Porpino acrescenta que a liderança comunitária é fundamental para complementar os esforços do governo. Ao discutir campanhas de base para combater o desperdício de alimentos, ele destaca uma organização por seus esforços notáveis - a Favela Orgânica.
Mudança na mesa
De volta ao Rio de Janeiro, Regina Tchelly solta uma gargalhada ao falar sobre elogios à organização. "Este é um lugar onde não trabalhamos na competição, mas na cooperação. Aqui, trabalhamos para mostrar que todos são capazes, que todos se ajudam".
Por meio da liderança de Tchelly, a Favela Orgânica oferece oficinas sobre o que ela chama de "gastronomia alternativa": maximizar o uso de ingredientes, promover a compostagem caseira e possibilitar a jardinagem urbana em pequenos espaços. Isso ajuda os membros da comunidade a repensar sua relação com os alimentos e reduzir o desperdício.
Atualmente, a organização está treinando 160 mulheres nas favelas do Rio de Janeiro sobre jardinagem urbana e a importância de uma abordagem de ciclo de vida, garantindo que qualquer produto que sobrar seja devolvido à cadeia alimentar.

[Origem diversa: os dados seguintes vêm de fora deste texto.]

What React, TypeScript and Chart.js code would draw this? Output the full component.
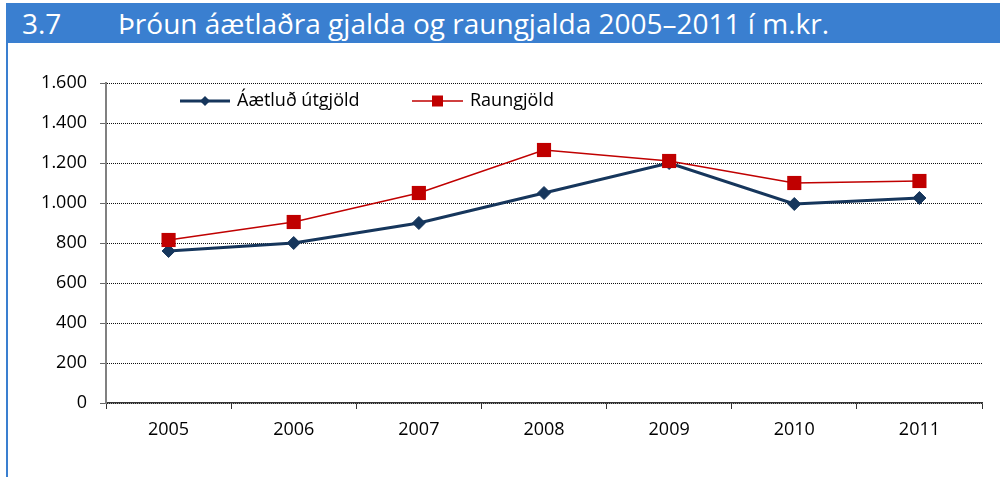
import React, { useEffect, useRef } from "react";
import { Chart, registerables } from "chart.js";

Chart.register(...registerables);

const categories = ["2005", "2006", "2007", "2008", "2009", "2010", "2011"];
const aaetlud = [760, 800, 900, 1050, 1200, 995, 1025];
const raungjold = [815, 905, 1050, 1265, 1210, 1100, 1110];
const seriesNames = ["Áætluð útgjöld", "Raungjöld"];
const titleNumber = "3.7";
const titleText = "Þróun áætlaðra gjalda og raungjalda 2005–2011 í m.kr.";

const NAVY = "#16365c";
const RED = "#c00000";
const FONT = "'Open Sans', sans-serif";

const legendPlugin = {
  id: "insideLegend",
  afterDraw(chart: any) {
    const ctx = chart.ctx;
    const y = 101;
    const items = [
      { x0: 180, x1: 230, tx: 237, color: NAVY, width: 3, style: "diamond", label: seriesNames[0] },
      { x0: 412, x1: 463, tx: 470, color: RED, width: 1.5, style: "square", label: seriesNames[1] },
    ];
    ctx.save();
    for (const it of items) {
      ctx.strokeStyle = it.color;
      ctx.lineWidth = it.width;
      ctx.beginPath();
      ctx.moveTo(it.x0, y);
      ctx.lineTo(it.x1, y);
      ctx.stroke();
      const cx = (it.x0 + it.x1) / 2;
      ctx.fillStyle = it.color;
      ctx.beginPath();
      if (it.style === "diamond") {
        const r = 5;
        ctx.moveTo(cx, y - r);
        ctx.lineTo(cx + r, y);
        ctx.lineTo(cx, y + r);
        ctx.lineTo(cx - r, y);
        ctx.closePath();
      } else {
        ctx.rect(cx - 5.5, y - 5.5, 11, 11);
      }
      ctx.fill();
      ctx.fillStyle = "#000";
      ctx.font = `18px ${FONT}`;
      ctx.textBaseline = "middle";
      ctx.textAlign = "left";
      ctx.fillText(it.label, it.tx, y);
    }
    ctx.restore();
  },
};

export default function App() {
  const ref = useRef<HTMLCanvasElement | null>(null);
  useEffect(() => {
    if (!ref.current) return;
    const chart = new Chart(ref.current, {
      type: "line",
      data: {
        labels: categories,
        datasets: [
          {
            label: seriesNames[0],
            data: aaetlud,
            borderColor: NAVY,
            backgroundColor: NAVY,
            borderWidth: 3,
            pointStyle: "rectRot",
            pointRadius: 6.5,
            pointBorderWidth: 1,
            tension: 0,
            order: 1,
          },
          {
            label: seriesNames[1],
            data: raungjold,
            borderColor: RED,
            backgroundColor: RED,
            borderWidth: 1.5,
            pointStyle: "rect",
            pointRadius: 10,
            pointBorderWidth: 0,
            tension: 0,
            order: 0,
          },
        ],
      },
      plugins: [legendPlugin],
      options: {
        animation: false,
        responsive: false,
        maintainAspectRatio: false,
        layout: { padding: { left: 0, top: 83, right: 18, bottom: 0 } },
        plugins: { legend: { display: false }, tooltip: { enabled: false }, title: { display: false } },
        scales: {
          x: {
            offset: true,
            afterFit: (s: any) => {
              s.height = 74;
            },
            grid: {
              offset: true,
              drawOnChartArea: false,
              drawTicks: true,
              tickLength: 6,
              tickColor: "#333",
              tickWidth: 1,
            },
            border: { display: true, color: "#333", width: 1.5 },
            ticks: { color: "#000", font: { family: FONT, size: 18 }, padding: 10 },
          },
          y: {
            min: 0,
            max: 1600,
            afterFit: (s: any) => {
              s.width = 106;
            },
            ticks: {
              stepSize: 200,
              color: "#000",
              font: { family: FONT, size: 18 },
              padding: 13,
              callback: (v: any) => Number(v).toLocaleString("de-DE"),
            },
            grid: {
              color: "#111",
              lineWidth: 1,
              drawTicks: true,
              tickLength: 6,
              tickColor: "#666",
              tickBorderDash: [],
            },
            border: { display: true, color: "#808080", width: 2, dash: [1, 1] },
          },
        },
      },
    });
    return () => chart.destroy();
  }, []);

  return (
    <div style={{ position: "fixed", left: 0, top: 0, width: 1000, height: 477, background: "#fff", overflow: "hidden" }}>
      <div
        style={{
          position: "absolute",
          left: 6,
          top: 3,
          width: 994,
          height: 40,
          background: "#3a7fd0",
          color: "#fff",
          fontFamily: FONT,
          fontSize: 28,
          lineHeight: "40px",
          whiteSpace: "nowrap",
        }}
      >
        <span style={{ position: "absolute", left: 16 }}>{titleNumber}</span>
        <span style={{ position: "absolute", left: 112 }}>{titleText}</span>
      </div>
      <div style={{ position: "absolute", left: 6, top: 43, width: 2, height: 434, background: "#3a7fd0" }} />
      <canvas ref={ref} width={1000} height={477} style={{ position: "absolute", left: 0, top: 0 }} />
    </div>
  );
}
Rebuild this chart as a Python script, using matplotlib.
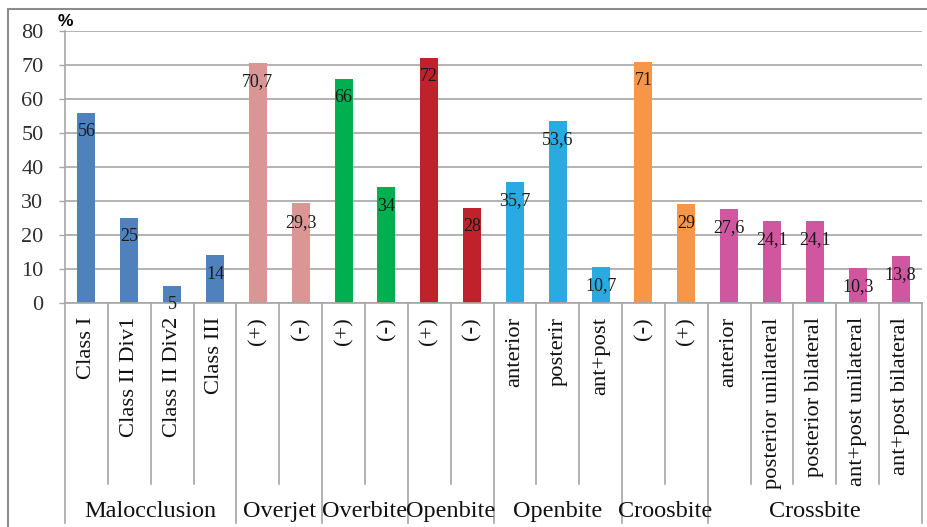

Especialistas dizem que esse trabalho é particularmente importante para as pessoas que vivem nas favelas do Rio de Janeiro que lidam com a insegurança alimentar e a falta de eletricidade, água encanada e saneamento.
À medida que o governo brasileiro estabelece sua abordagem ambiciosa e multifacetada para superar o desperdício de alimentos, o trabalho em nível comunitário continua sendo fundamental. Somente quando governos, empresas, organizações sem fins lucrativos e indivíduos trabalham juntos podem adotar uma abordagem de ciclo de vida e avançar em direção ao desperdício zero – no setor de alimentos e além, diz Porpino.
"O uso integrado dos alimentos tem que fazer parte do nosso dia a dia, e trabalhar com as escolas é importante", diz Tchelly, cujo trabalho a levou por todo o Brasil. "Damos a uma pessoa a semente, ensinamos a plantar a semente, colhemos a semente e devolvemos a semente à Terra."
O Dia Internacional do Lixo Zero, celebrado em 30 de março de 2024 e promovido conjuntamente pelo PNUMA e pelo UN-Habitat, conscientiza sobre a importância da gestão de resíduos e das práticas responsáveis de consumo e produção para o desenvolvimento sustentável. O Dia convida todos a adotarem uma abordagem de ciclo de vida, que envolve a redução do uso de recursos e das emissões para o meio ambiente em todas as etapas do ciclo de vida dos produtos.